Rakesh Wadhawan (supra). After the evidence has been led by the landlord showing the relationship of landlord-tenant, then there would be no

justification to permit the tenant to deposit the arrears of rent in accordance with the interim assessment order of rent. Such an approach would

create imbalance of equities and would hardly be justified. Therefore, I have no hesitation in rejecting the argument raised by the learned counsel

and reiterate my view taken in the cases of Ramanand Shastri (supra) and Hukama Devi (supra).

8. The other argument that it is not a simple case of denial of relationship but the denied was based on a bona fide belief that the rent was payable

to the father of the landlord-respondent can also not be accepted because the tenant-petitioner has been consistently making payment of rent to the

landlord-respondent.

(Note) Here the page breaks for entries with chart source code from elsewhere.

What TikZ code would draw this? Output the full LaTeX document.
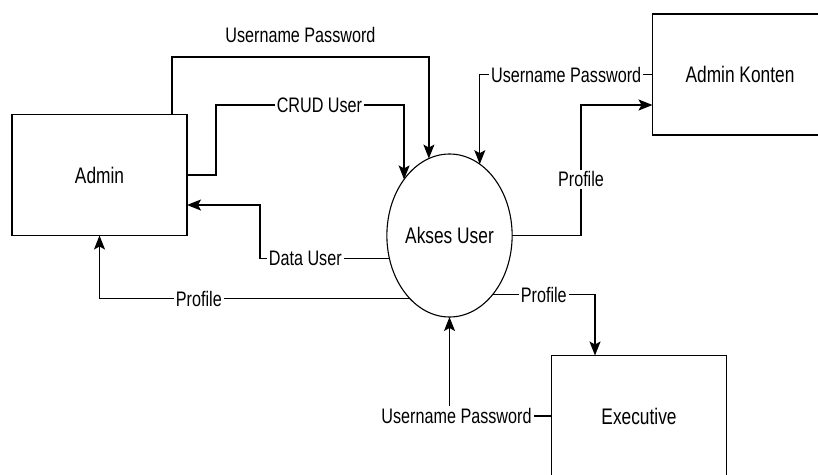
\documentclass[tikz,border=0pt]{standalone}
\usepackage{fontspec}
\setmainfont{Liberation Sans}[FakeStretch=0.77]
\usepackage{tikz}
\usetikzlibrary{arrows.meta, shapes.geometric}

\tikzset{
    flow/.style={draw=black, line width=1.3pt, -{Stealth[length=14pt, width=11pt, inset=3pt]}},
    lbl/.style={fill=white, inner sep=2pt, font=\fontsize{21}{25}\selectfont}
}

\begin{document}
\begin{tikzpicture}[x=1pt, y=-1pt]
\useasboundingbox (0,0) rectangle (818,474);
\clip (0,0) rectangle (818,474);

\begin{scope}[every node/.style={draw, line width=1.3pt, minimum width=175pt, minimum height=121pt,
    inner sep=0pt, outer sep=0pt, font=\fontsize{22.5}{27}\selectfont}]

    \node (admin) at (99.5, 175) {Admin};
    % process
    \node[ellipse, line width=1.1pt, minimum width=117pt, minimum height=163pt] (akses) at (449.5, 235.5) {Akses User};
    % right side
    \node (konten) at (740, 74.5) {Admin Konten};
    \node (exec) at (639, 416) {Executive};
\end{scope}

\coordinate (upA) at (172, 57);
\coordinate (crudA) at (216, 105);
\coordinate (dataA) at (260, 205);
\coordinate (profK) at (581, 105);
\coordinate (profE) at (595, 293);

\begin{scope}
    % Admin
    \draw [flow] (admin.north -| upA) -- (upA) -- node[above=10pt, font=\fontsize{21}{25}\selectfont] {Username Password} (akses.105 |- upA) -- (akses.105);
    \draw [flow] (admin.east) -| (crudA) -- node[lbl, pos=0.55] {CRUD User} (akses.129 |- crudA) -- (akses.129);
    \draw [flow] (akses.201) -- node[lbl, pos=0.65] {Data User} (akses.201 -| dataA) -- (dataA) -- (admin.east |- dataA);
    \draw [flow] (akses.238) -- node[lbl, pos=0.68] {Profile} (akses.238 -| admin.south) -- (admin.south);
    % Admin Konten
    \draw [flow] (konten.west) -- node[lbl] {Username Password} (konten.west -| akses.67) -- (akses.67);
    \draw [flow] (akses.east) -- (akses.east -| profK) -- node[lbl, pos=0.43] {Profile} (profK) -- (konten.west |- profK);
    % Executive
    \draw [flow] (akses.306) -- node[lbl] {Profile} (akses.306 -| profE) -- (profE |- exec.north);
    \draw [flow] (exec.west) -- (exec.west -| akses.south) node[lbl, xshift=7pt] {Username Password} -- (akses.south);
\end{scope}
\end{tikzpicture}
\end{document}
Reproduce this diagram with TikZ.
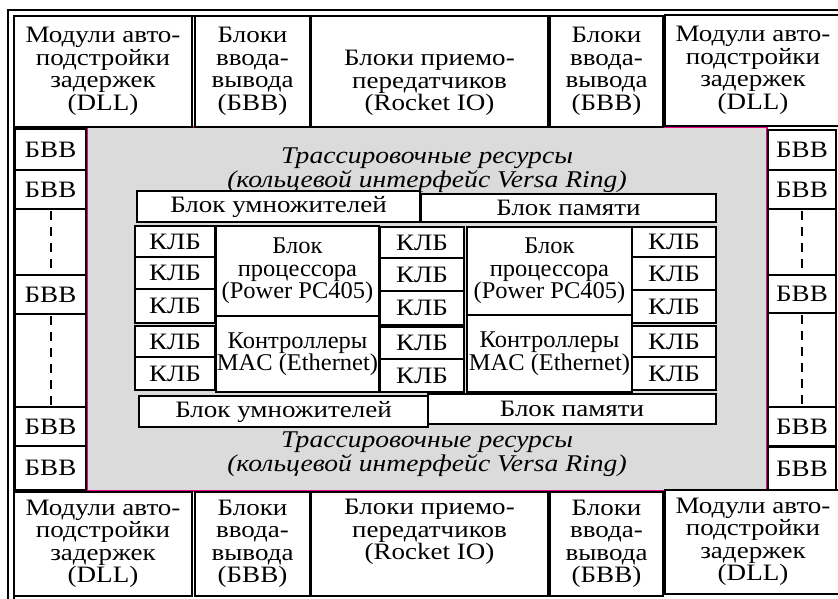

The tenant-petitioner could not take any advantage of litigation initiated by Vijay Kumar against his father Banarsi Dass

merely on the ground that the learned Additional District Judge had vacated the status quo order on 27.1.1999 which was granted by the Civil

Judge on 4.6.1996. That order did not in any manner indicated that the tenant-petitioner has changed his relationship with the landlord-respondent.

There is no direction with regard to assignment of the tenant by substituting his landlord nor any such effort was made by the tenant-petitioner by

filing a suit. It is also pertinent to mention that the application filed by Banarsi Dass under Order 1 Rule 10 of the Code for impleadment as a party

in the ejectment petition was also dismissed on 12.5.2001. Even otherwise, the adjudication between the landlord-respondent and his father based

on title dispute has got nothing to do with the relationship of the tenant and landlord. Therefore, there is no justification for the tenant-petitioner to

commit the default in making payment of rent. The argument is without any merit and merits rejection.

For the reasons recorded above, this petition fails and the same is dismissed in limine.